Where on earth would we get the next crop of war heroes?
The Persian Gulf war? Gimme a break. One sided battles rarely generates
the bevy of heroes we need for stocking the political machine with.
George "my main man" Bush, Robert "I can't get no
satisfaction" Dole, the list goes far back into the past. War
heroes twiddle our dials.
"Granddad, tell us about the tobacco wars" I can already
hear the dulcet sound of my future children's pleas.
Seriously. We be screwed. The tobacco companies don't give a whit
about the United States market anymore. I mean, sure, there's money to
be made. People don't give up addictions very easily, and lord knows we
have enough smokers in the good old U S of A.
But this money is fairly old, and you don't become a major seller of
an majorly addictive substance by being stupid. You plan ahead. You
scope the lay of the land, and you adapt your strategies. You put your B
people in charge of established, niche markets.
America is what? Somewhere between 250 and 300 million? The tobacco
companies get, say 10% of that market. Pretty good numbers. Imagine what
they could get in a country that wasn't fighting them tooth and nail.
For instance, China. Let's say they had a market of a billion or so.
Ten percent seems downright obscene.
And a highly conservative estimate. Send in the A team.
All the libertarians out there (and you know who you are) have
suddenly stopped reading. Their free market hairs are standing on end.
I understand. Life's a bitch, and we all make bad decisions.
Evolution happens.
True enough. But consider this. Money is power. Money buys mind
manipulators. Money freely converts to brain share. We here in America
can sell caffeine free diet coke, and people will actually drink it. We
can't directly control minds, but we can definitely confuse the hell out
of the issue.
Evian anyone?
Some things in life are dangerous, and I don't think anyone has an
unbridled right to make money off of dangerous things. Market forces
alone are not nearly powerful enough when pitted against addiction.

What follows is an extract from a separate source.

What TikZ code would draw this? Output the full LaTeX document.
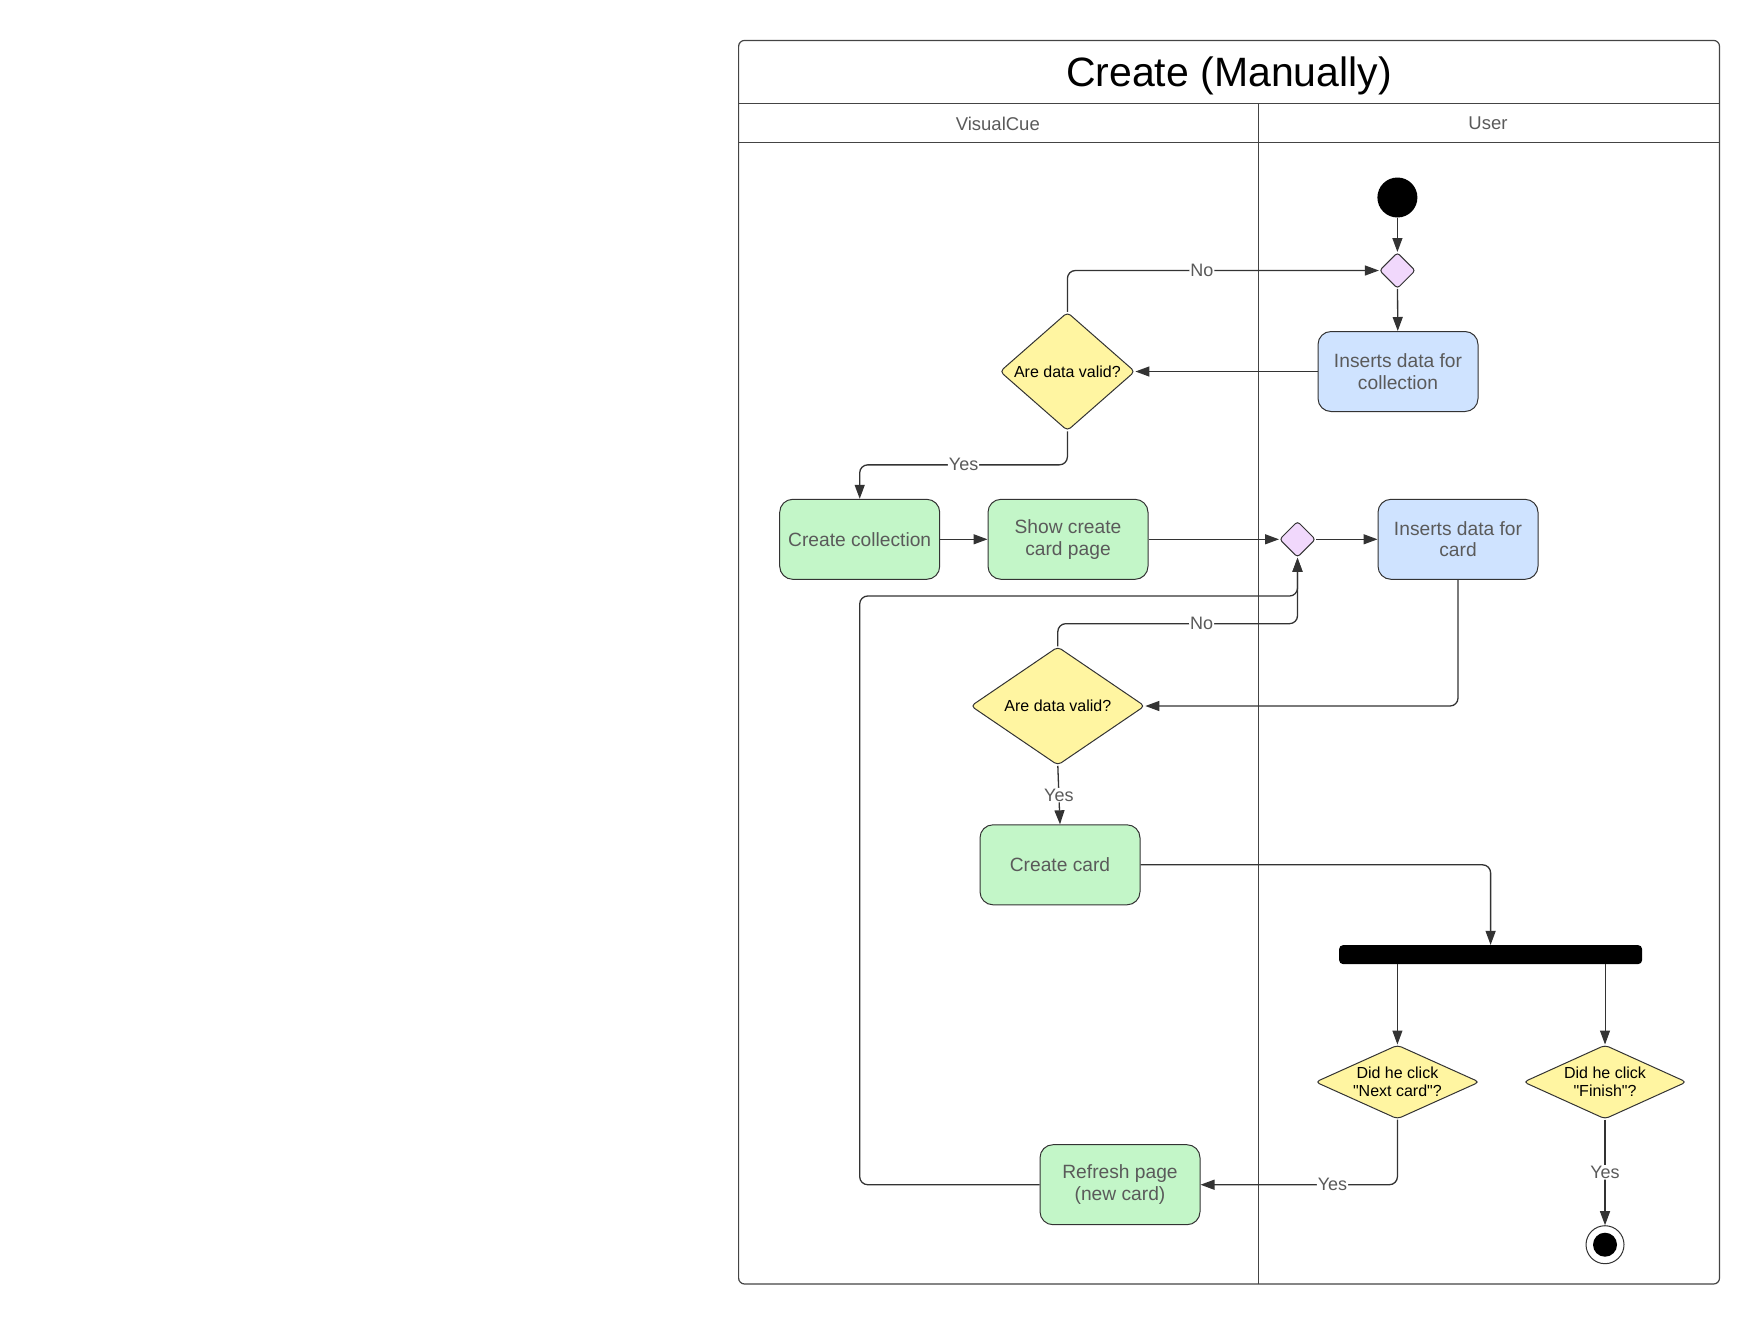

We're talking apples and oranges. Apples win hands down.
So, think about it for a few minutes. Here's something (tobacco)
that's been proven time and time again to be an extremely dangerous
substance, freely sold to minors. Whoops. I forgot. We card
under 29.
But the point is that tobacco lawyers argued for decades that tobacco
was a harmless weed. A sweet plant, cultivated by the honorable slaves
plantation farm workers. Think of
those jobs. What would those people do if they
didn't pick tobacco?
Any rational analysis can see what is going on.
But it's very hard to prove. Law is like that. Purposefully so.
Reality is defined daily -- especially in days like these where your
email program gets updates via Castanet. We need slippage to accommodate
for the fact that we don't know everything. Reasonable humans
can disagree on some basic concepts.
Sometimes circumstances are extenuating.
But we've managed to create a hole in reality so large we can drive a
truck through it.
A truck the size of the planet Jupiter.
I certainly don't know how we're going to solve this mess we've
gotten ourselves into. It's complicated, exceedingly sticky, and there's
lot's and lot's of money.
There is no simple solution to messy problems. Sometimes we create
entirely new messes in the attempt to clean up the original problem.
But I don't think unleashing American tobacco companies on an
unprepared population numbering in the billions is very ethical. There
is no counter balance.
And without a counter balance, things tend to swing one way.